WHAT THE EXERCISE ASKS: The line containing "-177), (9.48, -185)]" marks the end: extract everything from the first line of the data through that line, exactly, with no pictures.

COLLECTED DATA:
------------------------------------------------
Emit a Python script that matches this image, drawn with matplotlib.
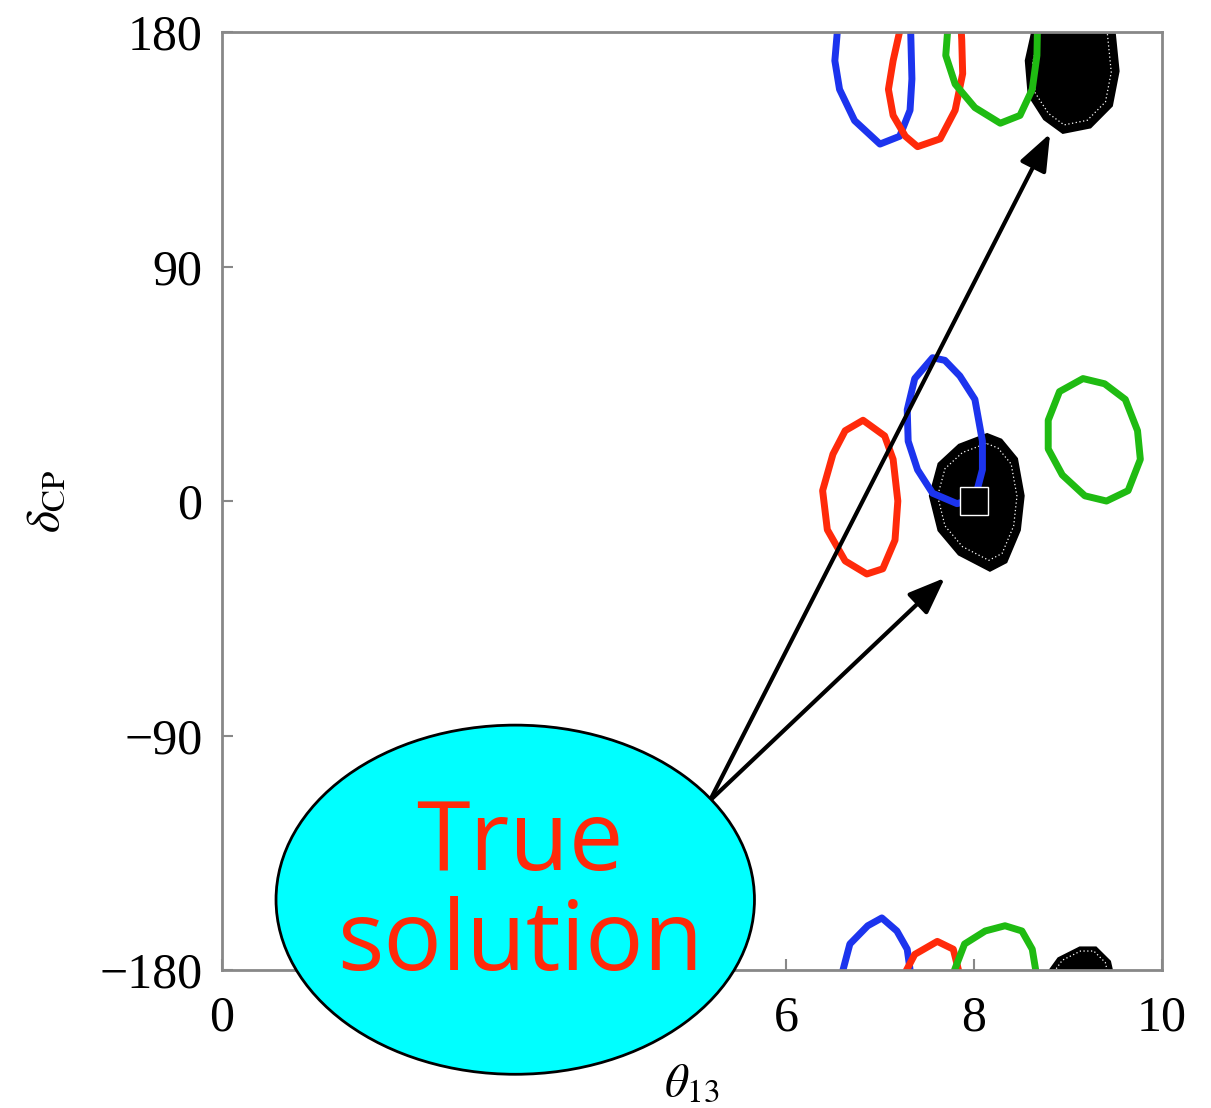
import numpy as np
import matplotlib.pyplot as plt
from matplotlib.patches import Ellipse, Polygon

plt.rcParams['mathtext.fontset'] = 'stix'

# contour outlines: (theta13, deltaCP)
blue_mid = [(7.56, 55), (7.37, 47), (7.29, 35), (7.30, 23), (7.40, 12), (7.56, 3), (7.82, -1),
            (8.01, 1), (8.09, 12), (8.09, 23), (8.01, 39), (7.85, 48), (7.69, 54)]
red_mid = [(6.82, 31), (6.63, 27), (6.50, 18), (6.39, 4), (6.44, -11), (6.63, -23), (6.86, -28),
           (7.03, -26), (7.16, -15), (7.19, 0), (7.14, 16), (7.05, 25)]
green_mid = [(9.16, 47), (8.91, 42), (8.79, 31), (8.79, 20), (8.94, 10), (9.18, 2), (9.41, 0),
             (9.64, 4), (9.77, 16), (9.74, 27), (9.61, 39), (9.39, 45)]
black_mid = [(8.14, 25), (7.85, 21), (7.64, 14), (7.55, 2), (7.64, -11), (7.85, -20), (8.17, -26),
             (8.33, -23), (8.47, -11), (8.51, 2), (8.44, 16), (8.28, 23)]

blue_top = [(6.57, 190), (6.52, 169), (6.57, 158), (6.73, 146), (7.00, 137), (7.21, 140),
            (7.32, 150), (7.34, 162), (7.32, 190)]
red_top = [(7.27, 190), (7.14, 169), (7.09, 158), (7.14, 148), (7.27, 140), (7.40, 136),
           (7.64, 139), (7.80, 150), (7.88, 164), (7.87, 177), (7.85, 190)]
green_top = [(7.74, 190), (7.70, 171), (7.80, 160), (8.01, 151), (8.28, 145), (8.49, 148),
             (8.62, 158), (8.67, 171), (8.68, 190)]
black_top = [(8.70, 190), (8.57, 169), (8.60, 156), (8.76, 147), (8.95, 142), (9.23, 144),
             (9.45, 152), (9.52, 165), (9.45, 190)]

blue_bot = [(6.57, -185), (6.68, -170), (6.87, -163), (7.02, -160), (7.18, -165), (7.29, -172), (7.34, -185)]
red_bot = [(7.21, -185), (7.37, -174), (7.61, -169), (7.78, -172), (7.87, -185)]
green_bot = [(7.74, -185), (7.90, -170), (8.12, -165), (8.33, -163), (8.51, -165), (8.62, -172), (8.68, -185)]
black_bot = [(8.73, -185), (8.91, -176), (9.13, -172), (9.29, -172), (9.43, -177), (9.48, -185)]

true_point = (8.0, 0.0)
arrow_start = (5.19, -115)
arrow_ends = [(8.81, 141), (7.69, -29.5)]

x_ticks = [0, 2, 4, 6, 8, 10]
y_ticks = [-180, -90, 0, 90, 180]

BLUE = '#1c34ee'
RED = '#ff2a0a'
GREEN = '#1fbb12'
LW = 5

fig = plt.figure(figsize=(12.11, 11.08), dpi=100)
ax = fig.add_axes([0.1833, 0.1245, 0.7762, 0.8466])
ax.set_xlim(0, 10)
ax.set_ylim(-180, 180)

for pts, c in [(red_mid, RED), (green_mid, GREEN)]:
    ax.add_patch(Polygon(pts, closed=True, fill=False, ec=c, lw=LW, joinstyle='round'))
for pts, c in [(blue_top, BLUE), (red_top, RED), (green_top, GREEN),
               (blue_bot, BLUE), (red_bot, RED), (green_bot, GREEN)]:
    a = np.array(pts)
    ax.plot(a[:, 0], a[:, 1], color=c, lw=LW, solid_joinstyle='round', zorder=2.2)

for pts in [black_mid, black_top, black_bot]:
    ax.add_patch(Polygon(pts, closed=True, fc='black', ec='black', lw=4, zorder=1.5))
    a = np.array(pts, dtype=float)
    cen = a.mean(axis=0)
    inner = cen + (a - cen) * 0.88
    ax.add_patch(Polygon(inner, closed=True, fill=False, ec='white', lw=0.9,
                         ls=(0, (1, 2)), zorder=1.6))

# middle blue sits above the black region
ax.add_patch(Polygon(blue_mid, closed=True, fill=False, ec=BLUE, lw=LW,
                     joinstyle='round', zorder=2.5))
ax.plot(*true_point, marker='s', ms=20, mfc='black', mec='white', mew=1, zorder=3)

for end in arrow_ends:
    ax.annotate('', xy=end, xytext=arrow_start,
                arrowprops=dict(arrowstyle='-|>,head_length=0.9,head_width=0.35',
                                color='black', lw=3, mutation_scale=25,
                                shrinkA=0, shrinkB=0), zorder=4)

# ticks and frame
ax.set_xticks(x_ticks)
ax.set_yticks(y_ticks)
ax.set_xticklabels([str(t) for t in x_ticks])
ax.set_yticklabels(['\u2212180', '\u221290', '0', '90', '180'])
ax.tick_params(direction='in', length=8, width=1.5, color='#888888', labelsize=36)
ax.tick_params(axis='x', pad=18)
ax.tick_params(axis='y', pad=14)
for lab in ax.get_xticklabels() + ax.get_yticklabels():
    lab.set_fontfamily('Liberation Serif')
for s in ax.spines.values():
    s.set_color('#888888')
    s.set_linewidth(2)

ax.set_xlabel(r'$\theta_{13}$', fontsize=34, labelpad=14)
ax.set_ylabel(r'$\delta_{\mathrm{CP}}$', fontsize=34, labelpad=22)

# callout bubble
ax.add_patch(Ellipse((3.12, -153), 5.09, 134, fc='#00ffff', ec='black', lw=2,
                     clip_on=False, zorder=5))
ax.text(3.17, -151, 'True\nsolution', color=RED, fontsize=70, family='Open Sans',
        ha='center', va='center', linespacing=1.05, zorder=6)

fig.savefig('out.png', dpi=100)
------------------------------------------------
WRITTEN SOLUTION:
Emit a Python script that matches this image, drawn with matplotlib.
import numpy as np
import matplotlib.pyplot as plt
from matplotlib.patches import Ellipse, Polygon

plt.rcParams['mathtext.fontset'] = 'stix'

# contour outlines: (theta13, deltaCP)
blue_mid = [(7.56, 55), (7.37, 47), (7.29, 35), (7.30, 23), (7.40, 12), (7.56, 3), (7.82, -1),
            (8.01, 1), (8.09, 12), (8.09, 23), (8.01, 39), (7.85, 48), (7.69, 54)]
red_mid = [(6.82, 31), (6.63, 27), (6.50, 18), (6.39, 4), (6.44, -11), (6.63, -23), (6.86, -28),
           (7.03, -26), (7.16, -15), (7.19, 0), (7.14, 16), (7.05, 25)]
green_mid = [(9.16, 47), (8.91, 42), (8.79, 31), (8.79, 20), (8.94, 10), (9.18, 2), (9.41, 0),
             (9.64, 4), (9.77, 16), (9.74, 27), (9.61, 39), (9.39, 45)]
black_mid = [(8.14, 25), (7.85, 21), (7.64, 14), (7.55, 2), (7.64, -11), (7.85, -20), (8.17, -26),
             (8.33, -23), (8.47, -11), (8.51, 2), (8.44, 16), (8.28, 23)]

blue_top = [(6.57, 190), (6.52, 169), (6.57, 158), (6.73, 146), (7.00, 137), (7.21, 140),
            (7.32, 150), (7.34, 162), (7.32, 190)]
red_top = [(7.27, 190), (7.14, 169), (7.09, 158), (7.14, 148), (7.27, 140), (7.40, 136),
           (7.64, 139), (7.80, 150), (7.88, 164), (7.87, 177), (7.85, 190)]
green_top = [(7.74, 190), (7.70, 171), (7.80, 160), (8.01, 151), (8.28, 145), (8.49, 148),
             (8.62, 158), (8.67, 171), (8.68, 190)]
black_top = [(8.70, 190), (8.57, 169), (8.60, 156), (8.76, 147), (8.95, 142), (9.23, 144),
             (9.45, 152), (9.52, 165), (9.45, 190)]

blue_bot = [(6.57, -185), (6.68, -170), (6.87, -163), (7.02, -160), (7.18, -165), (7.29, -172), (7.34, -185)]
red_bot = [(7.21, -185), (7.37, -174), (7.61, -169), (7.78, -172), (7.87, -185)]
green_bot = [(7.74, -185), (7.90, -170), (8.12, -165), (8.33, -163), (8.51, -165), (8.62, -172), (8.68, -185)]
black_bot = [(8.73, -185), (8.91, -176), (9.13, -172), (9.29, -172), (9.43, -177), (9.48, -185)]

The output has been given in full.